### Problem requirements
Determine how many lines include "this". Give the number and nothing else.

### Entries provided

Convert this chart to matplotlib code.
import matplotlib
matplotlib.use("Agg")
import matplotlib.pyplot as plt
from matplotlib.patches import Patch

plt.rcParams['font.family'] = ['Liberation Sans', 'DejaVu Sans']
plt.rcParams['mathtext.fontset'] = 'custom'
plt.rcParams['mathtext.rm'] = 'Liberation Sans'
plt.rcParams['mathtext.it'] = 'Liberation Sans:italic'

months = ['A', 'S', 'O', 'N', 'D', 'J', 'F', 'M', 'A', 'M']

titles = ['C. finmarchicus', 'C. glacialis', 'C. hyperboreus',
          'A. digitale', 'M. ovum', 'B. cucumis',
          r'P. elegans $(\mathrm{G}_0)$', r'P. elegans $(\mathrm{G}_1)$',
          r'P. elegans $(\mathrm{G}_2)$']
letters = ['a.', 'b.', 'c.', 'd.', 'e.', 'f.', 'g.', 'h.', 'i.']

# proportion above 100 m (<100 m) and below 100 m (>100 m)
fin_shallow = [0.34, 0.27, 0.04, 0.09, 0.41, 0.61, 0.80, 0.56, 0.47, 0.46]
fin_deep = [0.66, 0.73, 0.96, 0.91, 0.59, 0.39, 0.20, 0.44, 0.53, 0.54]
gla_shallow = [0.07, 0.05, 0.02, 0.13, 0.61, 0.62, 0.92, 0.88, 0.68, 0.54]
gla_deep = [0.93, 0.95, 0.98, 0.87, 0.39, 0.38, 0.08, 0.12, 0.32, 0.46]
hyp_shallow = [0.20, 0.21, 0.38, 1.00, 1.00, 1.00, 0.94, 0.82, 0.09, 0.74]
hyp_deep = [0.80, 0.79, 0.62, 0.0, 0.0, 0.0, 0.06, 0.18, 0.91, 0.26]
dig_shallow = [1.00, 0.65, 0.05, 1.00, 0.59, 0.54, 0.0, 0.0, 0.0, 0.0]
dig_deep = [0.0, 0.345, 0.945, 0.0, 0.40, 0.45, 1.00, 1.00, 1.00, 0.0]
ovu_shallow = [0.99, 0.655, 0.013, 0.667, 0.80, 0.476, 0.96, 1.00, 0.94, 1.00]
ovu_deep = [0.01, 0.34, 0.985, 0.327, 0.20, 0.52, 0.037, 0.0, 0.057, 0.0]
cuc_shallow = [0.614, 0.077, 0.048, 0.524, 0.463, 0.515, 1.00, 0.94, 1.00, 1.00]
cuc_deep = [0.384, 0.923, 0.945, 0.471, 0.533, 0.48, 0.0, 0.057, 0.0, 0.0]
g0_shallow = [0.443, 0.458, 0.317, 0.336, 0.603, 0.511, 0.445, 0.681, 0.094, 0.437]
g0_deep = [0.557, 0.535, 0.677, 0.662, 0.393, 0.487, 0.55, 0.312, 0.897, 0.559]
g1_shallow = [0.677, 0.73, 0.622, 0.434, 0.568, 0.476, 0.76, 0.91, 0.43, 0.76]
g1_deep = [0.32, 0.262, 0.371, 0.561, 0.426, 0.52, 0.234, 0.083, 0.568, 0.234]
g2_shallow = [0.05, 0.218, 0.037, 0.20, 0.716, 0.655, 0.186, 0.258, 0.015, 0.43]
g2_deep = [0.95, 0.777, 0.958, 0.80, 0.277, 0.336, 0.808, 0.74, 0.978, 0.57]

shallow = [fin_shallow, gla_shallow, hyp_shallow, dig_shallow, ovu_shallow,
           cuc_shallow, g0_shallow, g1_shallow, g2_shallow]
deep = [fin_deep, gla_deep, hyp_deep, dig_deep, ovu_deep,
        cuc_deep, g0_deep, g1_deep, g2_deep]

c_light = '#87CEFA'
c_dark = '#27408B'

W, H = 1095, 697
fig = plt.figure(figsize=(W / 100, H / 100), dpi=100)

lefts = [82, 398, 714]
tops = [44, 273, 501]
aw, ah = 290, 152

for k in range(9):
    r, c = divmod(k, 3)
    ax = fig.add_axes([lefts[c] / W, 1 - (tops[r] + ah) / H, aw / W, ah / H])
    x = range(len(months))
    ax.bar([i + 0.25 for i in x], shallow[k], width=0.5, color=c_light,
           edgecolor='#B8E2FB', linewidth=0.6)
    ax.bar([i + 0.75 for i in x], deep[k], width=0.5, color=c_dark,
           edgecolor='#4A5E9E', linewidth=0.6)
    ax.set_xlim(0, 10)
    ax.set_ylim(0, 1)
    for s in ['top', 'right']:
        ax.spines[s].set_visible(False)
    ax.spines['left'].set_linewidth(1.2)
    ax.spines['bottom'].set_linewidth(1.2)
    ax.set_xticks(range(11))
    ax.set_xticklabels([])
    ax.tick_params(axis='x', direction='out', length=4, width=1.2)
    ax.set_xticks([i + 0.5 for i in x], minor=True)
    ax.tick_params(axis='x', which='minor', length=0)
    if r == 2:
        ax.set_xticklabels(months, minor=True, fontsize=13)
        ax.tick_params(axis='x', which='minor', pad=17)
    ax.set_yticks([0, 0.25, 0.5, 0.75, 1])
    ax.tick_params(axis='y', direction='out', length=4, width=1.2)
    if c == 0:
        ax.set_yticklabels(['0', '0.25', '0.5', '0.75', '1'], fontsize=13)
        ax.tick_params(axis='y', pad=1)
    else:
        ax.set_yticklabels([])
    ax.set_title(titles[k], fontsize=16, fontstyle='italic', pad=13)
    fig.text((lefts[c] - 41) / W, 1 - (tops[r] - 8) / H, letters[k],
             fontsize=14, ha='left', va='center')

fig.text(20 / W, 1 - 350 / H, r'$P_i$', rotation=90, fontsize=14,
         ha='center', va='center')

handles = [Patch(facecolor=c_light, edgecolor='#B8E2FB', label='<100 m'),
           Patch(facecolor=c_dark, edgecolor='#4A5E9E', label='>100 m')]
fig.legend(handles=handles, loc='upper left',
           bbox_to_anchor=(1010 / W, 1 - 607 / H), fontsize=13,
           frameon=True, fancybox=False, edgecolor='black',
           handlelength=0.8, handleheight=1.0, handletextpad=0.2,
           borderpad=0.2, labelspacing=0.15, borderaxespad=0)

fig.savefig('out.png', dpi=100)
---
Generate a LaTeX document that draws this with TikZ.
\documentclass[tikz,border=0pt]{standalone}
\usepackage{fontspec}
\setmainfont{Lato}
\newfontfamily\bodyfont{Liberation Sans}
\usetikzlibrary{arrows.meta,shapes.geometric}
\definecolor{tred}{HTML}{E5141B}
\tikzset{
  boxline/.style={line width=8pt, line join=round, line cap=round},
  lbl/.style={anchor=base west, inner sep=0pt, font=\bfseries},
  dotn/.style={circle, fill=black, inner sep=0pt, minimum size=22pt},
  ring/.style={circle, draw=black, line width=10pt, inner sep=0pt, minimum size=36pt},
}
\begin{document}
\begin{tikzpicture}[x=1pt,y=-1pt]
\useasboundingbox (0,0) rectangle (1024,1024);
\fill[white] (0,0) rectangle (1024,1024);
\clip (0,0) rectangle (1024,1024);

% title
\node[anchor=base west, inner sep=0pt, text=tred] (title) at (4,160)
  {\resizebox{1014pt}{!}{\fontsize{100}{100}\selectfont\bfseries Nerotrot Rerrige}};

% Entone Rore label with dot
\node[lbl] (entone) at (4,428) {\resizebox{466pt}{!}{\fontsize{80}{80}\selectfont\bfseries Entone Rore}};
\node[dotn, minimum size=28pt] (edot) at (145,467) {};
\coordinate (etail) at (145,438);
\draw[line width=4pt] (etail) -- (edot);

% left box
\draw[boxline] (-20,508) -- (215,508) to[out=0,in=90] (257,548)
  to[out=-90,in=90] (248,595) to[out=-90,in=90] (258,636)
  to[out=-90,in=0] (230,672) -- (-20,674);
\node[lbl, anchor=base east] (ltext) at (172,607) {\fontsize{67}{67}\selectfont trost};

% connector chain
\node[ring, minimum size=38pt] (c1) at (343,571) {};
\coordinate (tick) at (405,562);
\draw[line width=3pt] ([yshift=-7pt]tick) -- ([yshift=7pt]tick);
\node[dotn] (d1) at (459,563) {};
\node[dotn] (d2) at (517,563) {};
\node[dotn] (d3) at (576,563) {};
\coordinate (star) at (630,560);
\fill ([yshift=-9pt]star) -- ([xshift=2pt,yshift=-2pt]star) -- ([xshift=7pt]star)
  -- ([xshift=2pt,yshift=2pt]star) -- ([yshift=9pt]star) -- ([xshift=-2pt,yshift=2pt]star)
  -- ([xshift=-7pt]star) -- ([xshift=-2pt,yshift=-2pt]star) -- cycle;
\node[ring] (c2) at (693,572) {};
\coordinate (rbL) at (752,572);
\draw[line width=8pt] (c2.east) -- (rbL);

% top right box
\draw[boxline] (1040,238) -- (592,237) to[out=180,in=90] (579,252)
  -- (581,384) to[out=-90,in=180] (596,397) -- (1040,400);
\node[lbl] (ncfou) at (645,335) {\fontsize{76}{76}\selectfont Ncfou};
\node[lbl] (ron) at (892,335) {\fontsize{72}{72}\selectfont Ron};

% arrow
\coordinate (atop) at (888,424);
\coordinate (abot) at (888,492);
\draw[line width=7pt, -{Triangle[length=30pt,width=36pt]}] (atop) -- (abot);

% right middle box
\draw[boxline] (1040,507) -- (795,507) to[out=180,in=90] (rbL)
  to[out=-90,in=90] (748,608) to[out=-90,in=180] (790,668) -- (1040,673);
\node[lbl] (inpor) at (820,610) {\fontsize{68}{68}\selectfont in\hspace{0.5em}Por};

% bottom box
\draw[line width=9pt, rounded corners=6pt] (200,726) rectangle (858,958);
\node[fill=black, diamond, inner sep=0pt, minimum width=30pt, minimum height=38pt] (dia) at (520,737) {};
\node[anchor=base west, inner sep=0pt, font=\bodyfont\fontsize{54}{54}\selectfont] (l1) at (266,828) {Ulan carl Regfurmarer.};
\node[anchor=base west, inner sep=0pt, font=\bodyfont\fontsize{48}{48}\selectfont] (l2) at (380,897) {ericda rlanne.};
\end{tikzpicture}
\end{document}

### Correct output
2